**YOUR OBJECTIVE**
Transcribe the material verbatim in full; the pictures do not belong in the copy.

***** INFORMATION PROVIDED

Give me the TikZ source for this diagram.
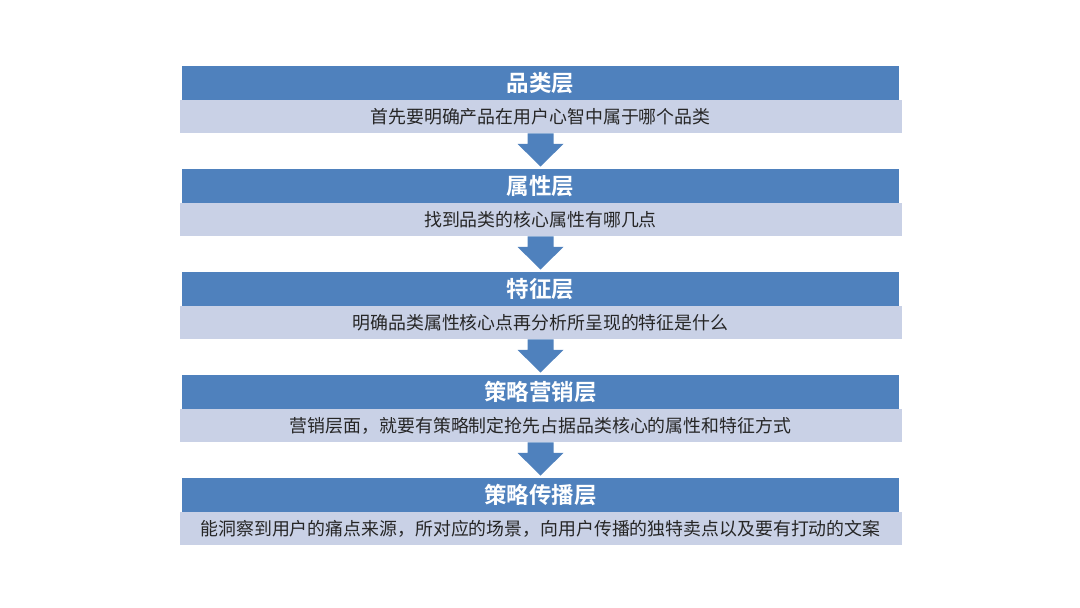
\documentclass[tikz,border=0pt]{standalone}
\usepackage{fontspec}
\setmainfont{Noto Sans CJK SC}
\newfontfamily\cjkbold{Noto Sans CJK SC Bold}
\definecolor{hdrblue}{HTML}{4F81BD}
\definecolor{desclight}{HTML}{C9D1E6}
\definecolor{desctext}{HTML}{262626}
\tikzset{
  hdr/.style={fill=hdrblue, draw=none, minimum width=717pt, minimum height=33.5pt, inner sep=0pt, anchor=north, text=white, font=\cjkbold\fontsize{22.5}{22.5}\selectfont},
  desc/.style={fill=desclight, draw=none, minimum width=722pt, minimum height=33.5pt, inner sep=0pt, anchor=north, text=desctext, font=\fontsize{17.9}{17.9}\selectfont},
  downarrow/.style={fill=hdrblue, draw=none}
}
\begin{document}
\begin{tikzpicture}[x=1pt,y=-1pt]
\useasboundingbox (0,0) rectangle (1080,608);
\node[hdr] (h1) at (540.5,66) {品类层};
\node[desc] (d1) at (540.5,99.5) {首先要明确产品在用户心智中属于哪个品类};
\node[hdr] (h2) at (540.5,169) {属性层};
\node[desc] (d2) at (540.5,202.5) {找到品类的核心属性有哪几点};
\node[hdr] (h3) at (540.5,272) {特征层};
\node[desc] (d3) at (540.5,305.5) {明确品类属性核心点再分析所呈现的特征是什么};
\node[hdr] (h4) at (540.5,375) {策略营销层};
\node[desc] (d4) at (540.5,408.5) {营销层面，就要有策略制定抢先占据品类核心的属性和特征方式};
\node[hdr] (h5) at (540.5,478) {策略传播层};
\node[desc] (d5) at (540.5,511.5) {能洞察到用户的痛点来源，所对应的场景，向用户传播的独特卖点以及要有打动的文案};
\foreach \a/\b in {d1/h2,d2/h3,d3/h4,d4/h5}{
  \fill[downarrow] ([xshift=-13pt]\a.south) -- ([xshift=13pt]\a.south) -- ([xshift=13pt,yshift=-10.5pt]\a.south) -- ([xshift=23pt,yshift=-10.5pt]\a.south) -- ([yshift=2.5pt]\b.north) -- ([xshift=-23pt,yshift=-10.5pt]\a.south) -- ([xshift=-13pt,yshift=-10.5pt]\a.south) -- cycle;
}
\end{tikzpicture}
\end{document}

**********

**SOLUTION FOR THIS PROBLEM**
Give me the TikZ source for this diagram.
\documentclass[tikz,border=0pt]{standalone}
\usepackage{fontspec}
\setmainfont{Noto Sans CJK SC}
\newfontfamily\cjkbold{Noto Sans CJK SC Bold}
\definecolor{hdrblue}{HTML}{4F81BD}
\definecolor{desclight}{HTML}{C9D1E6}
\definecolor{desctext}{HTML}{262626}
\tikzset{
  hdr/.style={fill=hdrblue, draw=none, minimum width=717pt, minimum height=33.5pt, inner sep=0pt, anchor=north, text=white, font=\cjkbold\fontsize{22.5}{22.5}\selectfont},
  desc/.style={fill=desclight, draw=none, minimum width=722pt, minimum height=33.5pt, inner sep=0pt, anchor=north, text=desctext, font=\fontsize{17.9}{17.9}\selectfont},
  downarrow/.style={fill=hdrblue, draw=none}
}
\begin{document}
\begin{tikzpicture}[x=1pt,y=-1pt]
\useasboundingbox (0,0) rectangle (1080,608);
\node[hdr] (h1) at (540.5,66) {品类层};
\node[desc] (d1) at (540.5,99.5) {首先要明确产品在用户心智中属于哪个品类};
\node[hdr] (h2) at (540.5,169) {属性层};
\node[desc] (d2) at (540.5,202.5) {找到品类的核心属性有哪几点};
\node[hdr] (h3) at (540.5,272) {特征层};
\node[desc] (d3) at (540.5,305.5) {明确品类属性核心点再分析所呈现的特征是什么};
\node[hdr] (h4) at (540.5,375) {策略营销层};
\node[desc] (d4) at (540.5,408.5) {营销层面，就要有策略制定抢先占据品类核心的属性和特征方式};
\node[hdr] (h5) at (540.5,478) {策略传播层};
\node[desc] (d5) at (540.5,511.5) {能洞察到用户的痛点来源，所对应的场景，向用户传播的独特卖点以及要有打动的文案};
\foreach \a/\b in {d1/h2,d2/h3,d3/h4,d4/h5}{
  \fill[downarrow] ([xshift=-13pt]\a.south) -- ([xshift=13pt]\a.south) -- ([xshift=13pt,yshift=-10.5pt]\a.south) -- ([xshift=23pt,yshift=-10.5pt]\a.south) -- ([yshift=2.5pt]\b.north) -- ([xshift=-23pt,yshift=-10.5pt]\a.south) -- ([xshift=-13pt,yshift=-10.5pt]\a.south) -- cycle;
}
\end{tikzpicture}
\end{document}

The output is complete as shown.